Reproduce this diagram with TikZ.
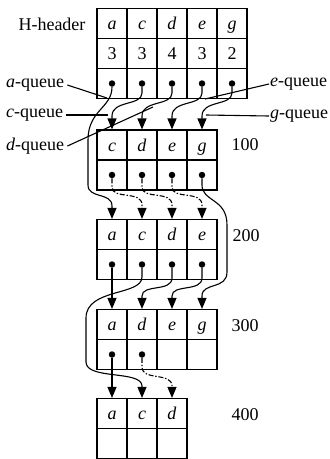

-------------------------

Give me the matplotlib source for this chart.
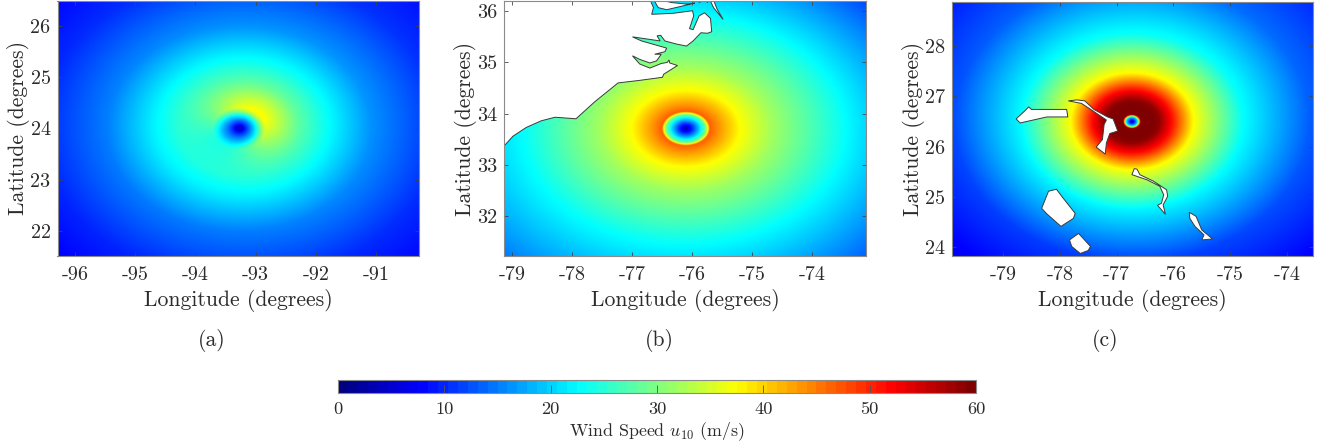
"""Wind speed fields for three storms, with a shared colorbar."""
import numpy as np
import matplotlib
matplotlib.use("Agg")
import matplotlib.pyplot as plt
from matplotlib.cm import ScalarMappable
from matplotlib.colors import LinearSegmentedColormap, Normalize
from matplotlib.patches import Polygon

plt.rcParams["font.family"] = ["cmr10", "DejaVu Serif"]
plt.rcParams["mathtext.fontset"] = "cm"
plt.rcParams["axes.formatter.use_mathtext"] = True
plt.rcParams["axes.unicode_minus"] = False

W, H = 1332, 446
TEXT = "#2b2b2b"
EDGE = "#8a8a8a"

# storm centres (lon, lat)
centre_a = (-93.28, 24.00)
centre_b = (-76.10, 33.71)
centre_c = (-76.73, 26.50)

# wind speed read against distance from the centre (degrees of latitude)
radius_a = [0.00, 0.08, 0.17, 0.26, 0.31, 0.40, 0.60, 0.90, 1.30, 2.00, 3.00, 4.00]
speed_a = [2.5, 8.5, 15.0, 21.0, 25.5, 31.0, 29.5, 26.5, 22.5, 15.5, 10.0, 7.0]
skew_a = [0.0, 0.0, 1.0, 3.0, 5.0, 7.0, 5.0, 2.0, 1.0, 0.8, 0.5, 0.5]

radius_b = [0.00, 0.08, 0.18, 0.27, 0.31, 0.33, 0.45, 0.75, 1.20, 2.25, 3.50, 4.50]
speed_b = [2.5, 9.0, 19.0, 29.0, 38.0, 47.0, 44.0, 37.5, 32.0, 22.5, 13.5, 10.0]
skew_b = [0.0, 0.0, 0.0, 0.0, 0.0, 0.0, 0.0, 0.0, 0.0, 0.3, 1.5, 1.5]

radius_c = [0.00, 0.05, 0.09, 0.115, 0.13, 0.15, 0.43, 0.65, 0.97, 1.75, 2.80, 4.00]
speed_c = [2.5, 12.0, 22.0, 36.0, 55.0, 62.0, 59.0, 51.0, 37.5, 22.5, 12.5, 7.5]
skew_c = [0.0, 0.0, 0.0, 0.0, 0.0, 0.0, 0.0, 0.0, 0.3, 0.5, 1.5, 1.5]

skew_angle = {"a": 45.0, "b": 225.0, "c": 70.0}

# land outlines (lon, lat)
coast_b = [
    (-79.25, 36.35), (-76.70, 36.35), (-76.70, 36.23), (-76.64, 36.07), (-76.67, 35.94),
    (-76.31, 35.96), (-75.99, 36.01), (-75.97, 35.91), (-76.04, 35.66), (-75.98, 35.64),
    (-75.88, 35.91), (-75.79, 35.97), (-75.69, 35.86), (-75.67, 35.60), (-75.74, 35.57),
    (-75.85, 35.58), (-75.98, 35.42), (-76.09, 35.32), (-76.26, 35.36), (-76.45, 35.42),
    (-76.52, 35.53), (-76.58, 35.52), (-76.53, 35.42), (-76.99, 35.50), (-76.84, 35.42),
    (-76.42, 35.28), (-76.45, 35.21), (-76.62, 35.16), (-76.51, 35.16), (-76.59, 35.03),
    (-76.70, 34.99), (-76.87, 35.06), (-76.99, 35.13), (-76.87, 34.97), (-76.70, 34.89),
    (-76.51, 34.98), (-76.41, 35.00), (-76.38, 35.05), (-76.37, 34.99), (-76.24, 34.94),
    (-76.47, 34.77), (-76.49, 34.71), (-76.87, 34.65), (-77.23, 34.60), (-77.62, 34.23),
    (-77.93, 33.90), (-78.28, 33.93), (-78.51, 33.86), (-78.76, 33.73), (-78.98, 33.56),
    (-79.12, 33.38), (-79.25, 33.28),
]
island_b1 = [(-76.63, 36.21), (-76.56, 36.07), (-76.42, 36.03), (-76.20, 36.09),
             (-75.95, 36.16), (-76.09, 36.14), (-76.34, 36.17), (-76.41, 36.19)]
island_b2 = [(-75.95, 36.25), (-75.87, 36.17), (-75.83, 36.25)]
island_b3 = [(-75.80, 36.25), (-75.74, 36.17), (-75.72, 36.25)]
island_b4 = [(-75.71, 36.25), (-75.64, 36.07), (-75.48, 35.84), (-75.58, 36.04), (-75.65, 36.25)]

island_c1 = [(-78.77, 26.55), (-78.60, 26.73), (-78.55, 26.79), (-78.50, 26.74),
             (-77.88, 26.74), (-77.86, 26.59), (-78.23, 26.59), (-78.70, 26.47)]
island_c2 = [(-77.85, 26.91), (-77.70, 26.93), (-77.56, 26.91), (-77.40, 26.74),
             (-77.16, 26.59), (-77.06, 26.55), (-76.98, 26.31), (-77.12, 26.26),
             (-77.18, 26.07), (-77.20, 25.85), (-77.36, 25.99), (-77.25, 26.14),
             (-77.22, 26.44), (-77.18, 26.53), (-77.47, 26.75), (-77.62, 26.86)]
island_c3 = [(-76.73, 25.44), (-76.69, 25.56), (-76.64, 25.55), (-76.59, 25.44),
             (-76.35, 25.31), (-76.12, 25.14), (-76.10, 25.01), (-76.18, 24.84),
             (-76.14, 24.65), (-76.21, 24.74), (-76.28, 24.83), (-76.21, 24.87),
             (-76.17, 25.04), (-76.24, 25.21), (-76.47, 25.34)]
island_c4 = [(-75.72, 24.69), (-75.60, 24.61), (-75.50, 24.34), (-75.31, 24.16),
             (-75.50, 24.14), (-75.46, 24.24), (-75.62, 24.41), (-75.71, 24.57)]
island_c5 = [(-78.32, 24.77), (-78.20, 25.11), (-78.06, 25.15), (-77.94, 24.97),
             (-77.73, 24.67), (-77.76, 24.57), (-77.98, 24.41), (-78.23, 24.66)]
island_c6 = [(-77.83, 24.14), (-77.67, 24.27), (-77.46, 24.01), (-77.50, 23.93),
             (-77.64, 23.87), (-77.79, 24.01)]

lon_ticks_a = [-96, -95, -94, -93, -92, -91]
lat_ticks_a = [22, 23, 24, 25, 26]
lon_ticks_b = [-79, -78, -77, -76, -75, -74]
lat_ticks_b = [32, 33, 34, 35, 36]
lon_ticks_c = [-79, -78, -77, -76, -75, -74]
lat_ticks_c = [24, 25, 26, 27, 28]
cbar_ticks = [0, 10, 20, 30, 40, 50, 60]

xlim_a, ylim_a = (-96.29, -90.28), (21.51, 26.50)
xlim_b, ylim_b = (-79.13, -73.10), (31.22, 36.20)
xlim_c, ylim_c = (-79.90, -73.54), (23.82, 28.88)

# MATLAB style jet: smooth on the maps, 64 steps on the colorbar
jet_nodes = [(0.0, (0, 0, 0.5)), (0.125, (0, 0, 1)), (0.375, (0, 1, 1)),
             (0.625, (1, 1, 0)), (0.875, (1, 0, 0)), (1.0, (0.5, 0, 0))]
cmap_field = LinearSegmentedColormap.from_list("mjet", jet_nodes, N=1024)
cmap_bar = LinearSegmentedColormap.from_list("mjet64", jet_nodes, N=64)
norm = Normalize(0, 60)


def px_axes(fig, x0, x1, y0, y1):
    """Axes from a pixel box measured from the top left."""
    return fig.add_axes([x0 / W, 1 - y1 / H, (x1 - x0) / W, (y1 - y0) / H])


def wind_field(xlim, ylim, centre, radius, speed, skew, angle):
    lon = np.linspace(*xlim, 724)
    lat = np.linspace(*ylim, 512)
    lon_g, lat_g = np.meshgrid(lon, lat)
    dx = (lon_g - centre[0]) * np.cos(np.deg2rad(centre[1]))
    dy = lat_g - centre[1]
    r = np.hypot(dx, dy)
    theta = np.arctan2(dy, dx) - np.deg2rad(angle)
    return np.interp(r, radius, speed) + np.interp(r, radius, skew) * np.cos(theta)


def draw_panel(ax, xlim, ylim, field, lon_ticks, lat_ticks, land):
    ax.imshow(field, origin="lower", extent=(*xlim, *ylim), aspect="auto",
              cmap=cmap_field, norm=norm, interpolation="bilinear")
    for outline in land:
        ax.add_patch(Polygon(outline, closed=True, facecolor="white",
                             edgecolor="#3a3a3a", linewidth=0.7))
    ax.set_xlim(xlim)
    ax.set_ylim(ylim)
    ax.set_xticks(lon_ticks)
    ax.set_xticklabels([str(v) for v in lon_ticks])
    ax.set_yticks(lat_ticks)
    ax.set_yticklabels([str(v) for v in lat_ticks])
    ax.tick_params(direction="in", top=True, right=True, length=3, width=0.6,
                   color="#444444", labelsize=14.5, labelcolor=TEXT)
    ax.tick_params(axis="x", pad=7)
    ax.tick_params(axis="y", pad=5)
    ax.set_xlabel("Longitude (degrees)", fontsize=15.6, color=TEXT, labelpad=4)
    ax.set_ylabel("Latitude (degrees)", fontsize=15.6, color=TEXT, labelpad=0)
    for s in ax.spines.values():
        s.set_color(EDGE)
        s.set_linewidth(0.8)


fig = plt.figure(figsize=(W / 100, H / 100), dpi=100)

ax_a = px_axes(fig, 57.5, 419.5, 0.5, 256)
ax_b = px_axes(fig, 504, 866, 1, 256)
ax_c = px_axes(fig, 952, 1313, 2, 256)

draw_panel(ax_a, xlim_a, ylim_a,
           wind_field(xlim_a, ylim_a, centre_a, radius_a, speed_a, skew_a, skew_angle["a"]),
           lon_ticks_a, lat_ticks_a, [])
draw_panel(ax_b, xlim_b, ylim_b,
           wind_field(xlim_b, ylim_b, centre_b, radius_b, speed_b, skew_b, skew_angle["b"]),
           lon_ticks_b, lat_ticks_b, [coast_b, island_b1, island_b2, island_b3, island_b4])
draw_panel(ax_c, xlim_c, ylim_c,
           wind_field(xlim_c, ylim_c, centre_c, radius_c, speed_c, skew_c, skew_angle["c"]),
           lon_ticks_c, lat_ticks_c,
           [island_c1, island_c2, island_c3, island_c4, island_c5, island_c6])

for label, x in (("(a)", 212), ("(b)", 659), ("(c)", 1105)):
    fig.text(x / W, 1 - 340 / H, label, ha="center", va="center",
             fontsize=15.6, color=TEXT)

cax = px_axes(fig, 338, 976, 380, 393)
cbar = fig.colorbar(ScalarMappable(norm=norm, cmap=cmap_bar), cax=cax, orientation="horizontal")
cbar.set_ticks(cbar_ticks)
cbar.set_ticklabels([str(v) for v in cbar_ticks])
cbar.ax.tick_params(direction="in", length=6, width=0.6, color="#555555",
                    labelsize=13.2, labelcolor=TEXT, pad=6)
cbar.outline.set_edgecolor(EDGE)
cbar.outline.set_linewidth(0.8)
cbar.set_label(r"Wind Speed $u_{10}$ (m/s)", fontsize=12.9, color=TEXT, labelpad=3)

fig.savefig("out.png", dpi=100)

-------------------------

Goal: Gather each line holding the string "with".

Answer to this exercise:
Reproduce this diagram with TikZ.
"""Wind speed fields for three storms, with a shared colorbar."""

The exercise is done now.